Juniper lowers her hands slowly, finishing the ritual with a precision that feels almost surgical. Whatever she was doing, it wasn’t instinctive magic—it was deliberate. Studied.

That detail matters more than it should.

Most images I’ve encountered lean on feeling, on flow, on reaction. She doesn’t. She operates like someone mapping a system, not casting into it.

My lion stirs again, less like a threat now and more like certainty I haven’t accepted yet.

I force my attention outward, scanning the street around her instead of her directly. People pass between us, none of them reacting to what I can feel so clearly. That mismatch is starting to irritate me.

Either they’re blind to it…

Or she’s hiding it better than she should be able to.

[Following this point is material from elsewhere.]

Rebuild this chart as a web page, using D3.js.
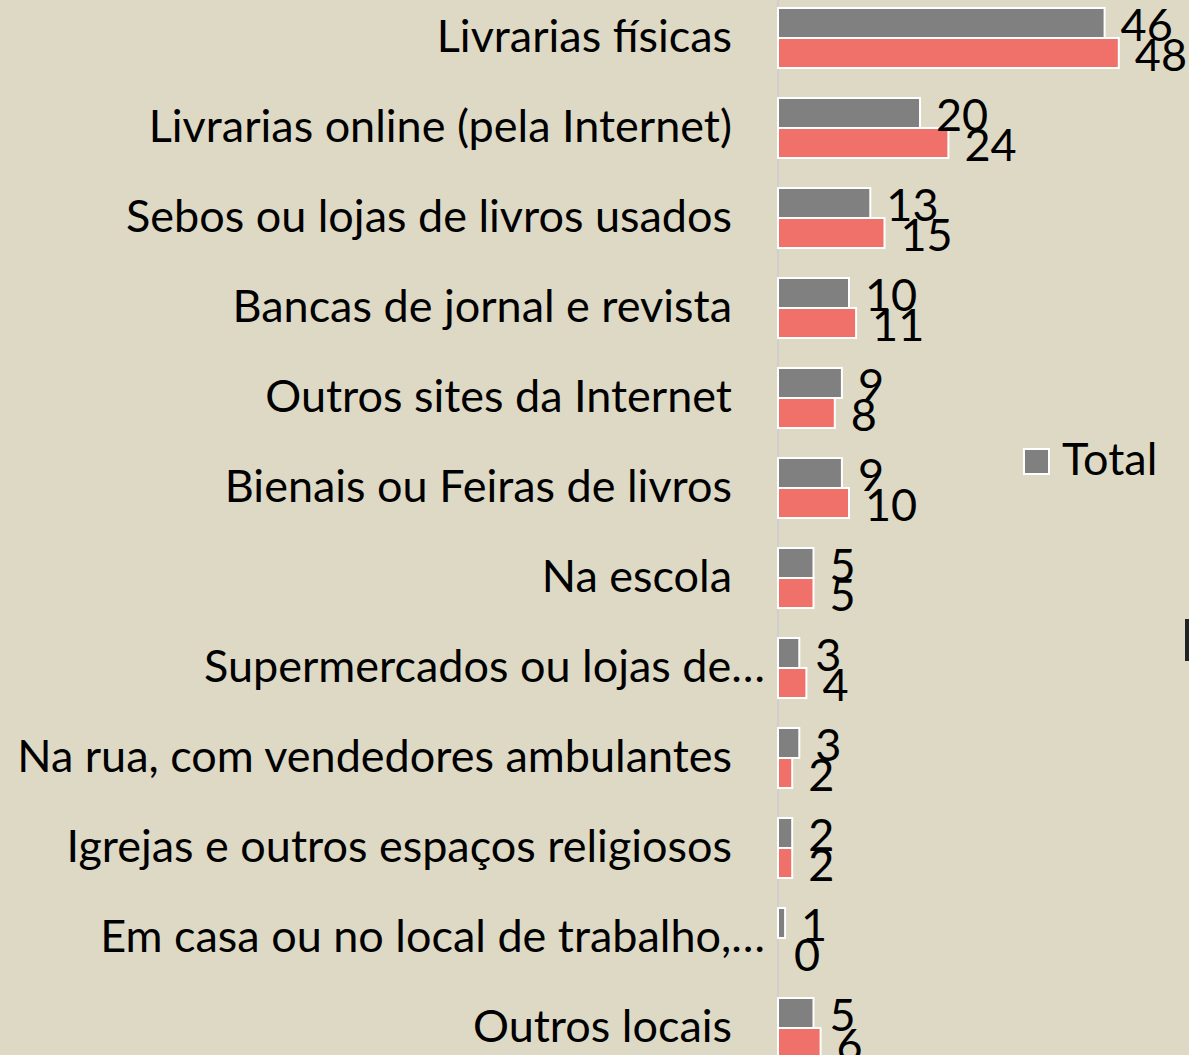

Juniper shifts her weight slightly, gathering something from her bag. I catch the faint movement of paper or notes. She glances down briefly, then back toward the space where she performed the ritual, as if comparing what she sees to what she expected.

Analysis. Not guesswork.

That realization tightens something in my chest.

She’s not just sensitive to magic. She understands it, like she’s building conclusions instead of reacting to impressions.

My lion presses harder against my will.

She belongs here.

The thought lands again, heavier this time, less like instinct and more like accusation. I exhale slowly through my nose, grounding myself. This isn’t the time for instinct. It’s the time for information.

I pull out my phone, stepping just slightly farther back into shadow as I dial. Dominic answers almost immediately.

“Boss?”

“I need you on something,” I say, keeping my voice low, even though no one nearby should be able to hear me.

There’s a pause on his end. “What kind of something?”

“A woman,” I say, watching Juniper as I speak. “New in town. I want everything you can find on her. Quietly. No contact. No exposure. Understood?”

“Understood,” he says without hesitation.

I almost end the call there, but something makes me add, “And Dominic?”

“Yeah?”

My eyes stay locked on her.

“She’s important,” I say.

There’s a fraction of silence. “Important how?”

I hesitate just long enough to feel how wrong this conversation already is.

“I don’t know yet,” I admit. “But she is.”

I end the call before he can press further. When I look back up, Juniper is still there. Still unaware. Still standing at the center of something she doesn’t realize she’s already touching.

My lion shifts again, restless and insistent, like he’s already decided the outcome of this encounter.

I step back another half pace. Not because I want distance. Because I need it. But even as I retreat, I don’t look away. Not once.